_What you have to do_:
Retype the whole listing verbatim and keep the pictures out of it.

_Available data_:
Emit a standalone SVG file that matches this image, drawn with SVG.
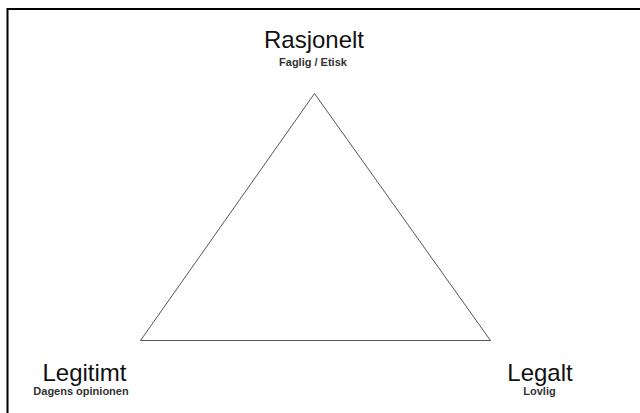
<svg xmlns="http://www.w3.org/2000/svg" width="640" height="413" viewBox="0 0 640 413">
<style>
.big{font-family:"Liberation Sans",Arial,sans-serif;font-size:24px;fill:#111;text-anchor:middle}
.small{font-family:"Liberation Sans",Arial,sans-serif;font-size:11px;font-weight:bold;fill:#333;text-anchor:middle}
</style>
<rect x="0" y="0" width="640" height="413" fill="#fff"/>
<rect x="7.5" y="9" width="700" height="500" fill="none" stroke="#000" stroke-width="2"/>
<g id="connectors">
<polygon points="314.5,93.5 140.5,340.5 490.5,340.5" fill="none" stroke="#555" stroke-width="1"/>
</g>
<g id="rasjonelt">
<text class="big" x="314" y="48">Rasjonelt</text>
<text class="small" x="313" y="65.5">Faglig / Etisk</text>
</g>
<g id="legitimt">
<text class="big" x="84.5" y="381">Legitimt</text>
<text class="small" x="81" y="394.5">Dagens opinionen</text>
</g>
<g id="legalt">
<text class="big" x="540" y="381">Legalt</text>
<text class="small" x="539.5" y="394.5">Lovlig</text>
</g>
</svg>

_Solution for this problem_:
Emit a standalone SVG file that matches this image, drawn with SVG.
<svg xmlns="http://www.w3.org/2000/svg" width="640" height="413" viewBox="0 0 640 413">
<style>
.big{font-family:"Liberation Sans",Arial,sans-serif;font-size:24px;fill:#111;text-anchor:middle}
.small{font-family:"Liberation Sans",Arial,sans-serif;font-size:11px;font-weight:bold;fill:#333;text-anchor:middle}
</style>
<rect x="0" y="0" width="640" height="413" fill="#fff"/>
<rect x="7.5" y="9" width="700" height="500" fill="none" stroke="#000" stroke-width="2"/>
<g id="connectors">
<polygon points="314.5,93.5 140.5,340.5 490.5,340.5" fill="none" stroke="#555" stroke-width="1"/>
</g>
<g id="rasjonelt">
<text class="big" x="314" y="48">Rasjonelt</text>
<text class="small" x="313" y="65.5">Faglig / Etisk</text>
</g>
<g id="legitimt">
<text class="big" x="84.5" y="381">Legitimt</text>
<text class="small" x="81" y="394.5">Dagens opinionen</text>
</g>
<g id="legalt">
<text class="big" x="540" y="381">Legalt</text>
<text class="small" x="539.5" y="394.5">Lovlig</text>
</g>
</svg>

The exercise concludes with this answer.